◆ TO BE DONE ◆
Transcribe the full listing exactly, and drop every picture.

◆ PROVIDED DATA ◆
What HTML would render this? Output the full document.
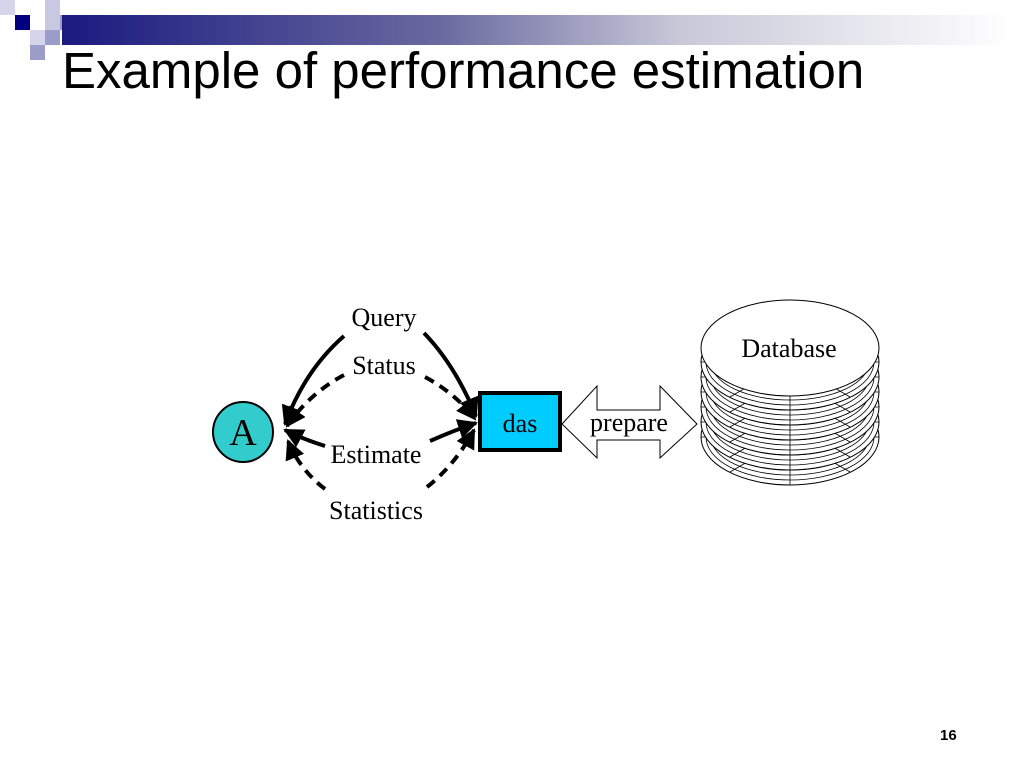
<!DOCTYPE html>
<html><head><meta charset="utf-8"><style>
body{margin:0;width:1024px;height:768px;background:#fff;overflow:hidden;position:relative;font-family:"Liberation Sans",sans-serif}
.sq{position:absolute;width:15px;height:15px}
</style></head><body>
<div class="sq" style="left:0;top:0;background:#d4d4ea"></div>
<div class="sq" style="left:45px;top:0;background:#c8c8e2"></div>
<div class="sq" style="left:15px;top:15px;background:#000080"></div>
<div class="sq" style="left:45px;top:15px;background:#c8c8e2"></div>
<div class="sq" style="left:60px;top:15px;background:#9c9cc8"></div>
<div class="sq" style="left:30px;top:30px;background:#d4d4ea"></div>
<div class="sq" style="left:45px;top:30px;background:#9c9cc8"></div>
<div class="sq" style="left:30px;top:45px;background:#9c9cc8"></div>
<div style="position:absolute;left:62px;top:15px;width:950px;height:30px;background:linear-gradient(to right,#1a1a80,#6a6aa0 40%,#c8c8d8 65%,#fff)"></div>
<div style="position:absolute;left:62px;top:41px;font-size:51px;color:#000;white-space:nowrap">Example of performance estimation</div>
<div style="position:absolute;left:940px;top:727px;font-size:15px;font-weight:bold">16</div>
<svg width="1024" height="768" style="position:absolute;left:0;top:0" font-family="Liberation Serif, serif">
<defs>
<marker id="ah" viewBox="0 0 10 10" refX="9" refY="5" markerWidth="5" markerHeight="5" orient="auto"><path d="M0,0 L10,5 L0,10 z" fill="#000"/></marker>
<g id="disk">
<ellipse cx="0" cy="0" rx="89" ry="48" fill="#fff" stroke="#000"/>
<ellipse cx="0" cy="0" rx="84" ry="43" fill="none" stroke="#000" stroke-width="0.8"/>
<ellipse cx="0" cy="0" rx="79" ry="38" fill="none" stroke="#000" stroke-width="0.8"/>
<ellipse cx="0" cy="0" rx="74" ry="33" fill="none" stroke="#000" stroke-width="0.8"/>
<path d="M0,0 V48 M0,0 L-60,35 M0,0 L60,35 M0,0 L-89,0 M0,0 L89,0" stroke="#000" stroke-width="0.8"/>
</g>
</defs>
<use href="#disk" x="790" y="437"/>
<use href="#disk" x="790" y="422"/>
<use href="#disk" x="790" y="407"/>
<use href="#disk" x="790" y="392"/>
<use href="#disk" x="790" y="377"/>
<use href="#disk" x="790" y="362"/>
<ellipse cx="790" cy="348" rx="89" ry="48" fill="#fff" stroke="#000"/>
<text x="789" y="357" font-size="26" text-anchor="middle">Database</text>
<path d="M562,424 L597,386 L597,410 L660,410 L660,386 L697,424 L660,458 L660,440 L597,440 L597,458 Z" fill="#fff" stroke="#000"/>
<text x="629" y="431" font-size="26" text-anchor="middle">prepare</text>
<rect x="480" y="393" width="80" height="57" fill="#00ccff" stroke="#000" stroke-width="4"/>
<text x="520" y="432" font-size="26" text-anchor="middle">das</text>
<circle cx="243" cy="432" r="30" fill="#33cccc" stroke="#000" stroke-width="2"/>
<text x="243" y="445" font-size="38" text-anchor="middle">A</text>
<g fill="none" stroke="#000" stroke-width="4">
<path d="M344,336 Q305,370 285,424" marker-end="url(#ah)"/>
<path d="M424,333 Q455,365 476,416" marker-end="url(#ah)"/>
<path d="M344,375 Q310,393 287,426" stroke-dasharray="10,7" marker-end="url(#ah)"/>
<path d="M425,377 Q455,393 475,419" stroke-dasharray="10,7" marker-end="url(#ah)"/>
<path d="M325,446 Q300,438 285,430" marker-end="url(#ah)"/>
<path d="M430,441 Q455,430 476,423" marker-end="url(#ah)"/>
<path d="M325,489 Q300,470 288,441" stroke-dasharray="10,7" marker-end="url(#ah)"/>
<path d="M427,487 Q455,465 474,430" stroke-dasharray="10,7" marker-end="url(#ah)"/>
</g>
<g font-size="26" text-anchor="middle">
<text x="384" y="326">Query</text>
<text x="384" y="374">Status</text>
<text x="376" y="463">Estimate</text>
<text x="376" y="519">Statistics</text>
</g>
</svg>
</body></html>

◆ SOLUTION ◆
What HTML would render this? Output the full document.
<!DOCTYPE html>
<html><head><meta charset="utf-8"><style>
body{margin:0;width:1024px;height:768px;background:#fff;overflow:hidden;position:relative;font-family:"Liberation Sans",sans-serif}
.sq{position:absolute;width:15px;height:15px}
</style></head><body>
<div class="sq" style="left:0;top:0;background:#d4d4ea"></div>
<div class="sq" style="left:45px;top:0;background:#c8c8e2"></div>
<div class="sq" style="left:15px;top:15px;background:#000080"></div>
<div class="sq" style="left:45px;top:15px;background:#c8c8e2"></div>
<div class="sq" style="left:60px;top:15px;background:#9c9cc8"></div>
<div class="sq" style="left:30px;top:30px;background:#d4d4ea"></div>
<div class="sq" style="left:45px;top:30px;background:#9c9cc8"></div>
<div class="sq" style="left:30px;top:45px;background:#9c9cc8"></div>
<div style="position:absolute;left:62px;top:15px;width:950px;height:30px;background:linear-gradient(to right,#1a1a80,#6a6aa0 40%,#c8c8d8 65%,#fff)"></div>
<div style="position:absolute;left:62px;top:41px;font-size:51px;color:#000;white-space:nowrap">Example of performance estimation</div>
<div style="position:absolute;left:940px;top:727px;font-size:15px;font-weight:bold">16</div>
<svg width="1024" height="768" style="position:absolute;left:0;top:0" font-family="Liberation Serif, serif">
<defs>
<marker id="ah" viewBox="0 0 10 10" refX="9" refY="5" markerWidth="5" markerHeight="5" orient="auto"><path d="M0,0 L10,5 L0,10 z" fill="#000"/></marker>
<g id="disk">
<ellipse cx="0" cy="0" rx="89" ry="48" fill="#fff" stroke="#000"/>
<ellipse cx="0" cy="0" rx="84" ry="43" fill="none" stroke="#000" stroke-width="0.8"/>
<ellipse cx="0" cy="0" rx="79" ry="38" fill="none" stroke="#000" stroke-width="0.8"/>
<ellipse cx="0" cy="0" rx="74" ry="33" fill="none" stroke="#000" stroke-width="0.8"/>
<path d="M0,0 V48 M0,0 L-60,35 M0,0 L60,35 M0,0 L-89,0 M0,0 L89,0" stroke="#000" stroke-width="0.8"/>
</g>
</defs>
<use href="#disk" x="790" y="437"/>
<use href="#disk" x="790" y="422"/>
<use href="#disk" x="790" y="407"/>
<use href="#disk" x="790" y="392"/>
<use href="#disk" x="790" y="377"/>
<use href="#disk" x="790" y="362"/>
<ellipse cx="790" cy="348" rx="89" ry="48" fill="#fff" stroke="#000"/>
<text x="789" y="357" font-size="26" text-anchor="middle">Database</text>
<path d="M562,424 L597,386 L597,410 L660,410 L660,386 L697,424 L660,458 L660,440 L597,440 L597,458 Z" fill="#fff" stroke="#000"/>
<text x="629" y="431" font-size="26" text-anchor="middle">prepare</text>
<rect x="480" y="393" width="80" height="57" fill="#00ccff" stroke="#000" stroke-width="4"/>
<text x="520" y="432" font-size="26" text-anchor="middle">das</text>
<circle cx="243" cy="432" r="30" fill="#33cccc" stroke="#000" stroke-width="2"/>
<text x="243" y="445" font-size="38" text-anchor="middle">A</text>
<g fill="none" stroke="#000" stroke-width="4">
<path d="M344,336 Q305,370 285,424" marker-end="url(#ah)"/>
<path d="M424,333 Q455,365 476,416" marker-end="url(#ah)"/>
<path d="M344,375 Q310,393 287,426" stroke-dasharray="10,7" marker-end="url(#ah)"/>
<path d="M425,377 Q455,393 475,419" stroke-dasharray="10,7" marker-end="url(#ah)"/>
<path d="M325,446 Q300,438 285,430" marker-end="url(#ah)"/>
<path d="M430,441 Q455,430 476,423" marker-end="url(#ah)"/>
<path d="M325,489 Q300,470 288,441" stroke-dasharray="10,7" marker-end="url(#ah)"/>
<path d="M427,487 Q455,465 474,430" stroke-dasharray="10,7" marker-end="url(#ah)"/>
</g>
<g font-size="26" text-anchor="middle">
<text x="384" y="326">Query</text>
<text x="384" y="374">Status</text>
<text x="376" y="463">Estimate</text>
<text x="376" y="519">Statistics</text>
</g>
</svg>
</body></html>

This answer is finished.